Son rejet des convenances faisait-il d’elle une femme moderne ?

Disons que cela ajoute aux nombreux paradoxes du personnage... Sur le plan politique, on peut la qualifier comme son mari de conservatrice, voire de réactionnaire par certains points. Sur le plan personnel, elle est le pur produit de son époque, qui globalement se détourne des exigences de la vie en public – on le voit avec les autres souverains d’Europe – pour leur préférer l’intimité de la vie privée et familiale.

On peut aussi la voir par le prisme de ses résidences successives...

Comme elle a cet intérêt pour les arts décoratifs, ses lieux de vie reflètent autant qu’ils ont accompagné son destin : ses appartements à Versailles, qu’elle remet en partie au goût du jour, le Petit Trianon, où elle crée un jardin anglais, le hameau de la Reine, où elle mène une vie intime avec ses amis à la campagne... Si on marche en accéléré jusqu’à la sinistre tour du Temple, on y retrouve la déchéance totale qui est la sienne et celle du roi qui, paradoxalement, forgera aussi sa gloire posthume.

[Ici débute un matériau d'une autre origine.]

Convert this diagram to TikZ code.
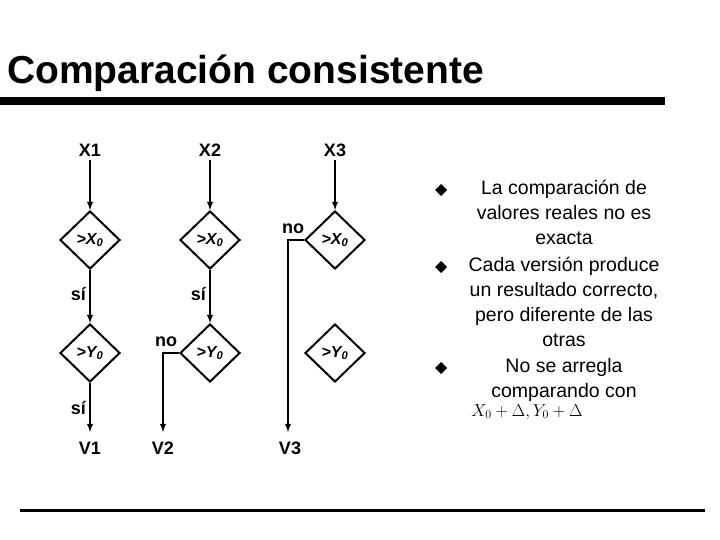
\documentclass[tikz,border=0pt]{standalone}
\usepackage{fontspec}
\setmainfont{Liberation Sans}
\usetikzlibrary{arrows, shapes.geometric}

\tikzset{
  test/.style={diamond, draw, line width=2pt, minimum width=60pt, minimum height=58pt, inner sep=0pt, font=\bfseries\itshape\fontsize{16}{16}\selectfont},
  flow/.style={-latex, line width=1.8pt},
  lbl/.style={font=\bfseries\fontsize{18}{18}\selectfont},
  bul/.style={font=\fontsize{19.5}{25}\selectfont, align=center, anchor=north}
}

\begin{document}
\begin{tikzpicture}[x=1pt, y=-1pt]
\useasboundingbox (0,0) rectangle (720,540);

\node[font=\bfseries\fontsize{39}{39}\selectfont, anchor=west, inner sep=0pt] (T) at (7,73) {Comparación consistente};
\fill (0,97) rectangle (665,105);
\fill (20,508.5) rectangle (705,511.5);

\node[lbl] (X1) at (90,150)  {X1};
\node[lbl] (X2) at (210,150) {X2};
\node[lbl] (X3) at (335,150) {X3};

\node[test] (A1) at (90,240)  {>X\textsubscript{0}};
\node[test] (A2) at (210,240) {>X\textsubscript{0}};
\node[test] (A3) at (335,240) {>X\textsubscript{0}};
\node[test] (B1) at (90,353)  {>Y\textsubscript{0}};
\node[test] (B2) at (210,353) {>Y\textsubscript{0}};
\node[test] (B3) at (335,353) {>Y\textsubscript{0}};

\node[lbl] (V1) at (90,448)  {V1};
\node[lbl] (V2) at (163,448) {V2};
\node[lbl] (V3) at (290,448) {V3};

\coordinate (E1) at (90,432);
\coordinate (E2) at (163,432);
\coordinate (E3) at (288,432);
\coordinate (K2) at (163,353);
\coordinate (K3) at (288,240);

\draw[flow] (X1) -- (A1);
\draw[flow] (X2) -- (A2);
\draw[flow] (X3) -- (A3);
\draw[flow] (A1) -- node[lbl, left, pos=0.45] {sí} (B1);
\draw[flow] (A2) -- node[lbl, left, pos=0.45] {sí} (B2);
\draw[flow] (B1) -- node[lbl, left, pos=0.5] {sí} (E1);
\draw[flow] (B2.west) -- (K2) -- (E2);
\draw[flow] (A3.west) -- (K3) -- (E3);
\node[lbl] (N2) at (166,342) {no};
\node[lbl] (N3) at (293,229) {no};

\node[bul] (P1) at (564,177) {La comparación de\\valores reales no es\\exacta};
\node[bul] (P2) at (564,254) {Cada versión produce\\un resultado correcto,\\pero diferente de las\\otras};
\node[bul] (P3) at (564,355) {No se arregla\\comparando con};
\node[font=\fontsize{17}{17}\selectfont] (F) at (527,412) {$X_0+\Delta, Y_0+\Delta$};
\foreach \y in {190,267,368}
  \fill (441,\y-6) -- (447,\y) -- (441,\y+6) -- (435,\y) -- cycle;
\end{tikzpicture}
\end{document}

Propos recueillis par Nicolas Gomont

Une cérémonie le 4 février à l’Institut de France

Charles-Éloi Vial, docteur en histoire et conservateur au département des Manuscrits de la Bibliothèque nationale, est spécialiste du XVIIIe siècle français. Il est l’auteur de plusieurs ouvrages dont, chez Perrin, Les Derniers Feux de la monarchie, La Famille royale au Temple, La Cour au siècle des révolutions... Son prix lui sera remis le 4 février à 18 heures à l’Institut de France, à Paris. Créé par le Département en 1987, le prix Chateaubriand récompense un ouvrage de recherche historique ou d’histoire littéraire portant sur la période allant du siècle des Lumières jusqu’au milieu du XIXe siècle ou aborder des thèmes communs avec l’œuvre de Chateaubriand.